- **Records provided**
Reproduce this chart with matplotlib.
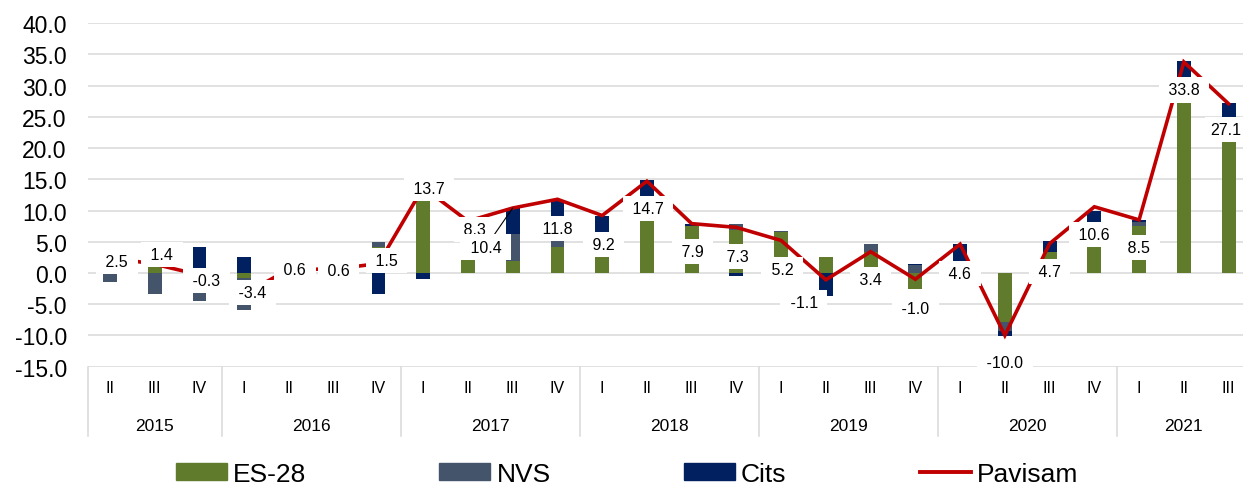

---

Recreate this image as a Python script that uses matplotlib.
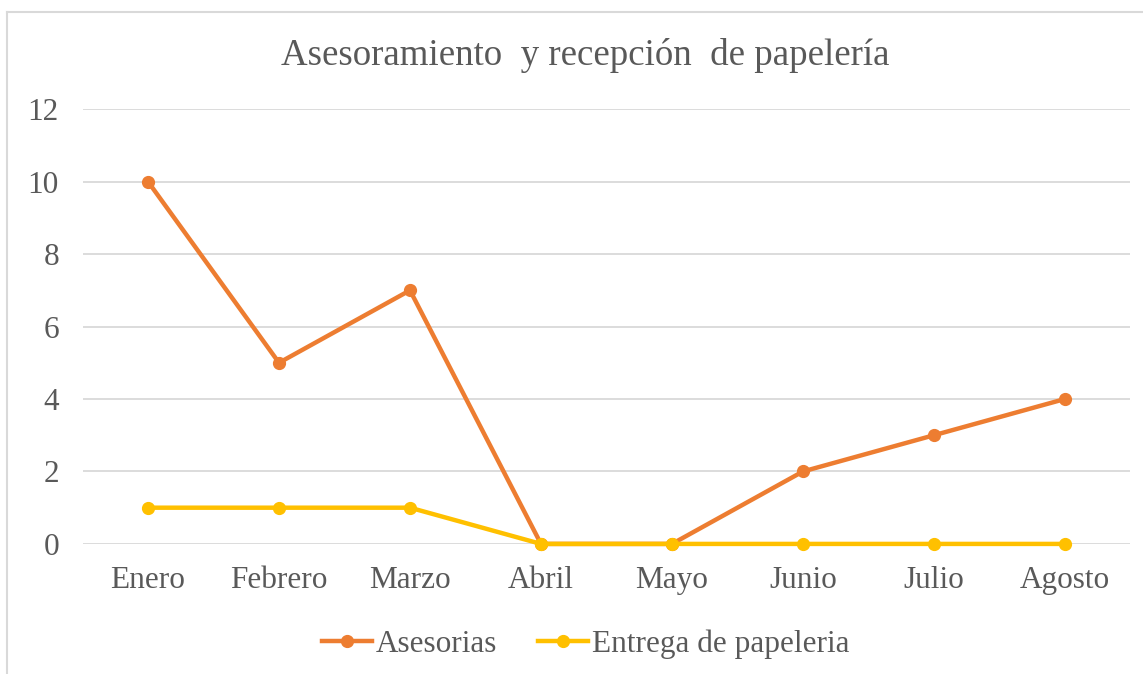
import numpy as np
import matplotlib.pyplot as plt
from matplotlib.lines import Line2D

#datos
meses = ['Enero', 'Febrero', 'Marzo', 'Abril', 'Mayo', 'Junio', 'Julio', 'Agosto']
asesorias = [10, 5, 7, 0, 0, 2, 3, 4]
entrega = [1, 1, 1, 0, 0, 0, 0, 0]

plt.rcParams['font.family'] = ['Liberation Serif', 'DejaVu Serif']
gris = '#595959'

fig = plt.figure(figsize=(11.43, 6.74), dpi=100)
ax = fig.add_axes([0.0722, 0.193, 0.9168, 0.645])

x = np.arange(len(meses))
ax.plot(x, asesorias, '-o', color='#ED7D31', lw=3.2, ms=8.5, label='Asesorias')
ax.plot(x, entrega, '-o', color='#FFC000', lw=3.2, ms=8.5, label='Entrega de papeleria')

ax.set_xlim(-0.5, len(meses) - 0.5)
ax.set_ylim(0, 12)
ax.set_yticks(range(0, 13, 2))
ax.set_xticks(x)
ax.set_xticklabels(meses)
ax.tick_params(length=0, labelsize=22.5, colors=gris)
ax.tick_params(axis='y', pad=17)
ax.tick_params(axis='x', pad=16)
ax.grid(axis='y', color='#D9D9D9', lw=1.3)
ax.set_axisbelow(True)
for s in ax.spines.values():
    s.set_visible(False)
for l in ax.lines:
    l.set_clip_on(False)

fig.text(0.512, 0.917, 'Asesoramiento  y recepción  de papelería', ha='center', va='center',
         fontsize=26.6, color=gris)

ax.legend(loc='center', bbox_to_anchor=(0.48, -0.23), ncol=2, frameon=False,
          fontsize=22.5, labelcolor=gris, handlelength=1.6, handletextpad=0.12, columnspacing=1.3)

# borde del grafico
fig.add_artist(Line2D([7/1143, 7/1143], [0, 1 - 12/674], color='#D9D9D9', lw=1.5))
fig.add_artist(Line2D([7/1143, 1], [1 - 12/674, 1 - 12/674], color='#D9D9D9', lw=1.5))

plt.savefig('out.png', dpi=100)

==

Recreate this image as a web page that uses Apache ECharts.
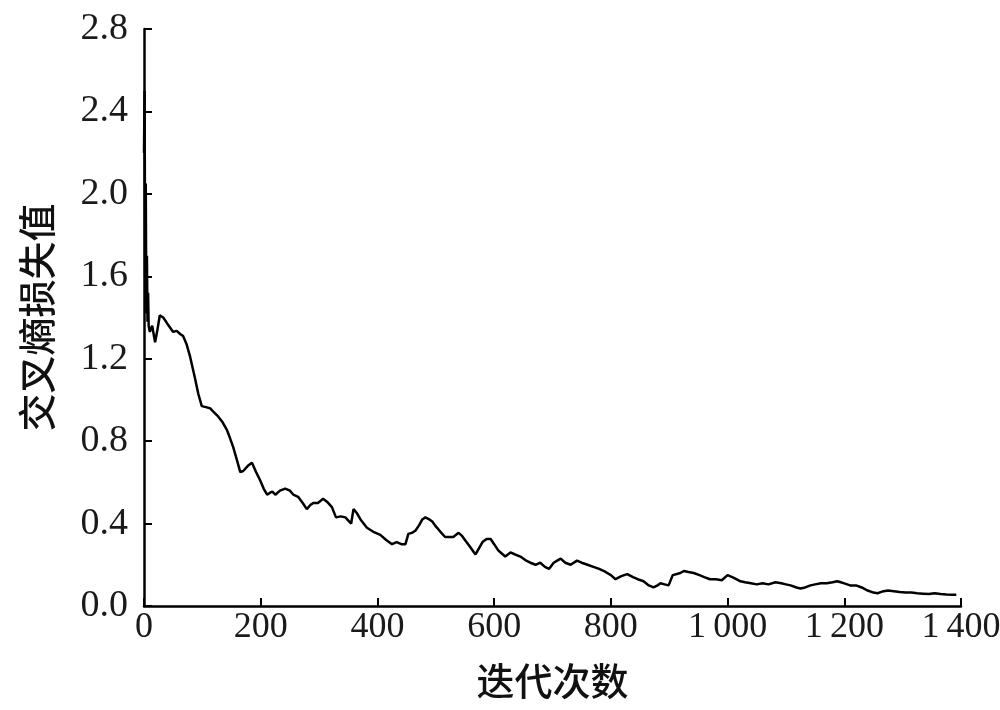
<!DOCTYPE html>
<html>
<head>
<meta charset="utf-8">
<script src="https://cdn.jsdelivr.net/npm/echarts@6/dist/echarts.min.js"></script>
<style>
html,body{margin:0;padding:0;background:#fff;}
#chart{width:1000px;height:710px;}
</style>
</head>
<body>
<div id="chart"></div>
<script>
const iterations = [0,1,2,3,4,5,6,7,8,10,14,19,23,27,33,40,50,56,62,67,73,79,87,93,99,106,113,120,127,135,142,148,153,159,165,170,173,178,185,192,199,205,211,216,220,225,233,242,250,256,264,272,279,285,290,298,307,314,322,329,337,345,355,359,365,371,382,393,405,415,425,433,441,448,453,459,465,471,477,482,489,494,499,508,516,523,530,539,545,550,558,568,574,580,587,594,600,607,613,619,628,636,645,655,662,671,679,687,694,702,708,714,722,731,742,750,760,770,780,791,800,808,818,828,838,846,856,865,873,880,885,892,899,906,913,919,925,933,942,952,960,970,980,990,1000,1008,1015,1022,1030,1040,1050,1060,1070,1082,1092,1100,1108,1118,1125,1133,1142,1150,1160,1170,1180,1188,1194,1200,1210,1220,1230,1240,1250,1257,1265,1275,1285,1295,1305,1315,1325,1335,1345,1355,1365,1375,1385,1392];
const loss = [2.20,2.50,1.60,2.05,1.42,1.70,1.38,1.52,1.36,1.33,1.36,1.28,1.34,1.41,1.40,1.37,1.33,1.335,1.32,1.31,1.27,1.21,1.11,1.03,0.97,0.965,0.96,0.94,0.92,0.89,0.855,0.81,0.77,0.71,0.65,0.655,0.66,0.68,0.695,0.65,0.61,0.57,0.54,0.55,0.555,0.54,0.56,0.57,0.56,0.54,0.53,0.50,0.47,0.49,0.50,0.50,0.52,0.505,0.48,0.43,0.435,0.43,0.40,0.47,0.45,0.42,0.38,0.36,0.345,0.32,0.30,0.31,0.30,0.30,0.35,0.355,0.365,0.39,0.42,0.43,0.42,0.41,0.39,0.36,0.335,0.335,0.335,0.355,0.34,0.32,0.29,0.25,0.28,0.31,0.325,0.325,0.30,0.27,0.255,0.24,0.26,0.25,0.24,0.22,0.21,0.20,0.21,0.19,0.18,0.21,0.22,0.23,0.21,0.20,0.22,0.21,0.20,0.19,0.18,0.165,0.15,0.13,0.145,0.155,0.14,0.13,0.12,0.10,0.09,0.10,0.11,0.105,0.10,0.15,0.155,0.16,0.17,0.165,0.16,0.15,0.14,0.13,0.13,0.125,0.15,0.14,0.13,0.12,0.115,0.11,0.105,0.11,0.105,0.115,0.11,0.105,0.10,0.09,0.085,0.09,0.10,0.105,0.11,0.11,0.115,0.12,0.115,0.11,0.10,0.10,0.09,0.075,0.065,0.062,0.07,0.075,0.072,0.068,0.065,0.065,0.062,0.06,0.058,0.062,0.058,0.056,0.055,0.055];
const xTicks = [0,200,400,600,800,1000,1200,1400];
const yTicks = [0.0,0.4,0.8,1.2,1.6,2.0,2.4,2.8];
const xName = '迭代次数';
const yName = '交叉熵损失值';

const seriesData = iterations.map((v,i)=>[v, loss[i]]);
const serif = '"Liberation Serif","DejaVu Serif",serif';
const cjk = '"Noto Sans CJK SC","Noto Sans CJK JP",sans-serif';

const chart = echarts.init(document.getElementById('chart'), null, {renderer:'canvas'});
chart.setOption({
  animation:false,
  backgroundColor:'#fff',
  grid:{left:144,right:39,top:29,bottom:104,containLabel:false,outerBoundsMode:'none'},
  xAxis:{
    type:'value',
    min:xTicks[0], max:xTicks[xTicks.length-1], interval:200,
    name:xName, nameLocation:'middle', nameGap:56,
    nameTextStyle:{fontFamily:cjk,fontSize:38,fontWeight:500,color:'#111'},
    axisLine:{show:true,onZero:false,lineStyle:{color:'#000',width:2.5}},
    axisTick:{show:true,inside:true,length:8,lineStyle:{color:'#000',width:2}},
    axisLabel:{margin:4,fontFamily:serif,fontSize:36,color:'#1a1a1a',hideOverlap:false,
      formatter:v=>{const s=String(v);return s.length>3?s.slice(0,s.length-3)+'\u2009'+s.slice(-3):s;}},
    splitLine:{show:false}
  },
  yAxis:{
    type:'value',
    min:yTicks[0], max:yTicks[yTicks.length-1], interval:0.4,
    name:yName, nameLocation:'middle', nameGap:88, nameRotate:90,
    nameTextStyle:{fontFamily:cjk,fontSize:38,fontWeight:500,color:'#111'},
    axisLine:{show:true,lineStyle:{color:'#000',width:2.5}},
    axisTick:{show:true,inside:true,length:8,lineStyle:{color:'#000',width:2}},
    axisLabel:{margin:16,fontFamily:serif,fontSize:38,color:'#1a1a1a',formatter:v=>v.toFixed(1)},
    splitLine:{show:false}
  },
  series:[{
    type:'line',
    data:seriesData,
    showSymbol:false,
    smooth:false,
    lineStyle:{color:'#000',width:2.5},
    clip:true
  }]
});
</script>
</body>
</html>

- **Given problem**
Leave the pictures aside and restate exactly the lines from the one containing "Recreate this image as a Python" to the one containing "plt.savefig('out.png', dpi=100)", those two lines included.

- **Solution**
Recreate this image as a Python script that uses matplotlib.
import numpy as np
import matplotlib.pyplot as plt
from matplotlib.lines import Line2D

#datos
meses = ['Enero', 'Febrero', 'Marzo', 'Abril', 'Mayo', 'Junio', 'Julio', 'Agosto']
asesorias = [10, 5, 7, 0, 0, 2, 3, 4]
entrega = [1, 1, 1, 0, 0, 0, 0, 0]

plt.rcParams['font.family'] = ['Liberation Serif', 'DejaVu Serif']
gris = '#595959'

fig = plt.figure(figsize=(11.43, 6.74), dpi=100)
ax = fig.add_axes([0.0722, 0.193, 0.9168, 0.645])

x = np.arange(len(meses))
ax.plot(x, asesorias, '-o', color='#ED7D31', lw=3.2, ms=8.5, label='Asesorias')
ax.plot(x, entrega, '-o', color='#FFC000', lw=3.2, ms=8.5, label='Entrega de papeleria')

ax.set_xlim(-0.5, len(meses) - 0.5)
ax.set_ylim(0, 12)
ax.set_yticks(range(0, 13, 2))
ax.set_xticks(x)
ax.set_xticklabels(meses)
ax.tick_params(length=0, labelsize=22.5, colors=gris)
ax.tick_params(axis='y', pad=17)
ax.tick_params(axis='x', pad=16)
ax.grid(axis='y', color='#D9D9D9', lw=1.3)
ax.set_axisbelow(True)
for s in ax.spines.values():
    s.set_visible(False)
for l in ax.lines:
    l.set_clip_on(False)

fig.text(0.512, 0.917, 'Asesoramiento  y recepción  de papelería', ha='center', va='center',
         fontsize=26.6, color=gris)

ax.legend(loc='center', bbox_to_anchor=(0.48, -0.23), ncol=2, frameon=False,
          fontsize=22.5, labelcolor=gris, handlelength=1.6, handletextpad=0.12, columnspacing=1.3)

# borde del grafico
fig.add_artist(Line2D([7/1143, 7/1143], [0, 1 - 12/674], color='#D9D9D9', lw=1.5))
fig.add_artist(Line2D([7/1143, 1], [1 - 12/674, 1 - 12/674], color='#D9D9D9', lw=1.5))

plt.savefig('out.png', dpi=100)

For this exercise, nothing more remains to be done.